**Short problem**
Go through the data below. Pull out every line that has the word "React".

**Recorded data**

━━━━━━━━━━

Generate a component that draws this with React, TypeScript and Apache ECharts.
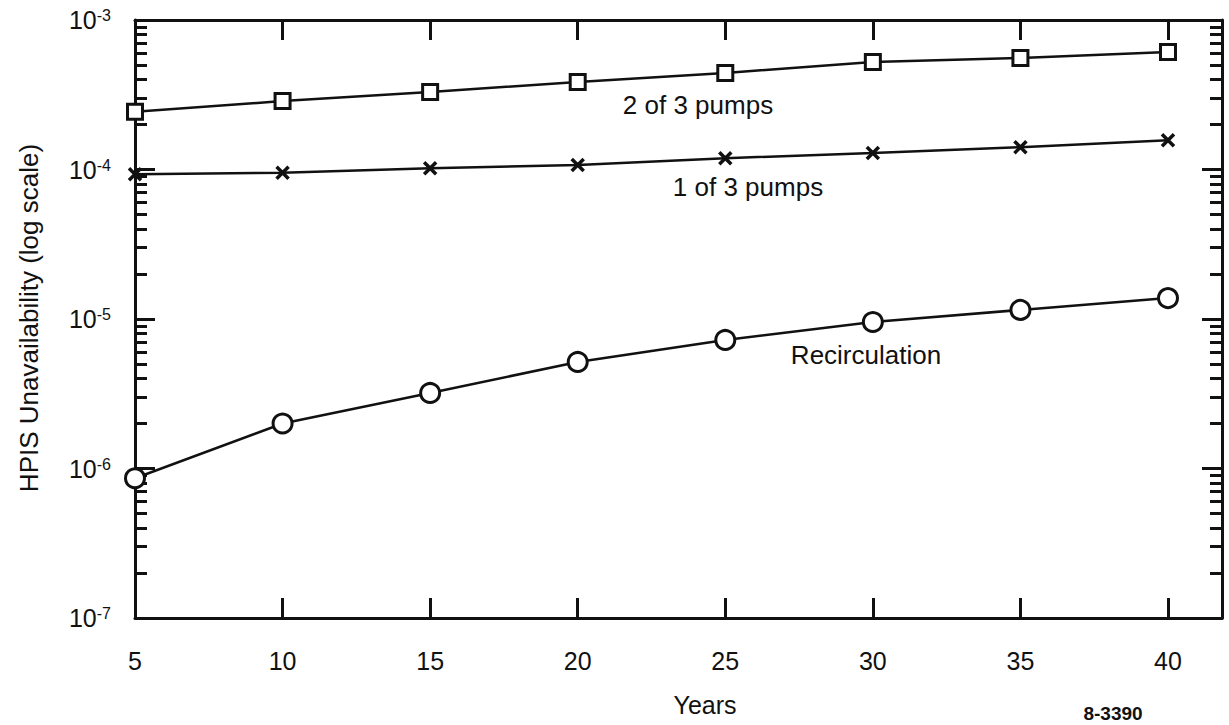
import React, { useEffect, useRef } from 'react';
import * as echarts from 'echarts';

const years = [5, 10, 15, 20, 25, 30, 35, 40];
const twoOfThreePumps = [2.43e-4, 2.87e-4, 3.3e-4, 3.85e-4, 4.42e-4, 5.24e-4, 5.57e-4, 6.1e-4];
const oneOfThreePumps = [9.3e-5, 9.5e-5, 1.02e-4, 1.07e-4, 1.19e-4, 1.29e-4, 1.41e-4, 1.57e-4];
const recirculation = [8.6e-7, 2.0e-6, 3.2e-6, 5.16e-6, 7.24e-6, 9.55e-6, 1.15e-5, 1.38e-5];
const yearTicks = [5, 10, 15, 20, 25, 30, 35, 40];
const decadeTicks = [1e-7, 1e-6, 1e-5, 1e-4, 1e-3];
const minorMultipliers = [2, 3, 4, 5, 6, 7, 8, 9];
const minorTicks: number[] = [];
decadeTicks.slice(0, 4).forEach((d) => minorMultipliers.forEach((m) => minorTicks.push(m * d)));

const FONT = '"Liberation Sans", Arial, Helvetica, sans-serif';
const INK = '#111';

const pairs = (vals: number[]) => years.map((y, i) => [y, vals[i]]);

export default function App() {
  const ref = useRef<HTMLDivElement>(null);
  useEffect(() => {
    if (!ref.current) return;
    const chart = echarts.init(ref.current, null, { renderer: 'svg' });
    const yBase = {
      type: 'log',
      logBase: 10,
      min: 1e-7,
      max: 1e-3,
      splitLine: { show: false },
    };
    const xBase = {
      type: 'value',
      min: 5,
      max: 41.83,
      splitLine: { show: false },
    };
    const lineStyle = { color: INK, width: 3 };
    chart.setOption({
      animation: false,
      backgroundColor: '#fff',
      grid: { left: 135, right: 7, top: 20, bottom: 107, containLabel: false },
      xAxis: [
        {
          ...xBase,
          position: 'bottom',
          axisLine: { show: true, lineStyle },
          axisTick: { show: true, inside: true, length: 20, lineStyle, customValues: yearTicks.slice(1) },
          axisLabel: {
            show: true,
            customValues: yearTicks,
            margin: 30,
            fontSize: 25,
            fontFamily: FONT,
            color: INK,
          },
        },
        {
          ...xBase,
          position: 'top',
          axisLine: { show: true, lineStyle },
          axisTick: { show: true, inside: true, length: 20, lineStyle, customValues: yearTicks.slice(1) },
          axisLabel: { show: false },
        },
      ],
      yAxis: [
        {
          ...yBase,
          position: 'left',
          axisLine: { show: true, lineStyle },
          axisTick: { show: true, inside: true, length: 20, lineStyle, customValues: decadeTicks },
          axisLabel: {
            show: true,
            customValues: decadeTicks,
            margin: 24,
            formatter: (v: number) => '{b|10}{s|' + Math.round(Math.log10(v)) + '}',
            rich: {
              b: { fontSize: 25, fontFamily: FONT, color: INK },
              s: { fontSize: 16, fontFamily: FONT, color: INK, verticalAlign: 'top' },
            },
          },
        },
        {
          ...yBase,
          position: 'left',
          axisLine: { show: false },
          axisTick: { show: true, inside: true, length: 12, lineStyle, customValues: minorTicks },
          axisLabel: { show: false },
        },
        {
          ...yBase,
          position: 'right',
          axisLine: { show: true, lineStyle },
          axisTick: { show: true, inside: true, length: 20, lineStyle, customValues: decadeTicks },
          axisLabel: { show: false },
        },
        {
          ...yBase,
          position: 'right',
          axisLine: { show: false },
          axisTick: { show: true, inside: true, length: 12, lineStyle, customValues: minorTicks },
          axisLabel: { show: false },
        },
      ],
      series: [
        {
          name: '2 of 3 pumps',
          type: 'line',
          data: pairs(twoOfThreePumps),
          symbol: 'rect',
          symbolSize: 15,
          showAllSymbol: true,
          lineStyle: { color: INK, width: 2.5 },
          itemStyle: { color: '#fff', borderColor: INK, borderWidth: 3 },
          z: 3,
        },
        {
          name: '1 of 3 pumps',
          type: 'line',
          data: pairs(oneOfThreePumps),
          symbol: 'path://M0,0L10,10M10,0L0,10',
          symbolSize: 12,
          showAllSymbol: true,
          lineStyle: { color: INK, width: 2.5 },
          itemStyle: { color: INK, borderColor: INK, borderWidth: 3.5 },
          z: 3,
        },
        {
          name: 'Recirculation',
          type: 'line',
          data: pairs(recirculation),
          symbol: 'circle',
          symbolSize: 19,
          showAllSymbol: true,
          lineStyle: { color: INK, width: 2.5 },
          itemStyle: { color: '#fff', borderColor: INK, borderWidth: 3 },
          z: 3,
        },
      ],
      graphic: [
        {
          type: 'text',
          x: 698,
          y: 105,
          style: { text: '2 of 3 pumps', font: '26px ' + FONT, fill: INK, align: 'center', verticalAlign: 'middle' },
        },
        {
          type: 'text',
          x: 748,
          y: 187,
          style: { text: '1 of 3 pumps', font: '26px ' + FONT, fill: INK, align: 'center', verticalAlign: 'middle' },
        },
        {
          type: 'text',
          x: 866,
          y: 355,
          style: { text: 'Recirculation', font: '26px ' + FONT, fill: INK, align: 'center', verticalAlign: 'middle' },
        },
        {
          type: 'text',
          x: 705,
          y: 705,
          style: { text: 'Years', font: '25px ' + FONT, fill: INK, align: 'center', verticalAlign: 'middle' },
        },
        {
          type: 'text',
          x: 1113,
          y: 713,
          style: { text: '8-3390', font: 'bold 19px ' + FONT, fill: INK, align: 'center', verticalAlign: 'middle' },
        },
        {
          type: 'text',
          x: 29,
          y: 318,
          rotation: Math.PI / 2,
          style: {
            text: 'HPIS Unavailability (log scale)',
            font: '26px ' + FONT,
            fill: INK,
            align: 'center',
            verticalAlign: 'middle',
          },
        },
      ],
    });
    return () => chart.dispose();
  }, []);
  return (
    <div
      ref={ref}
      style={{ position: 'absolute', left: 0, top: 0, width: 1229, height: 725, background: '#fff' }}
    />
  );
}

━━━━━━━━━━

**Solved problem**
Generate a component that draws this with React, TypeScript and Apache ECharts.
import React, { useEffect, useRef } from 'react';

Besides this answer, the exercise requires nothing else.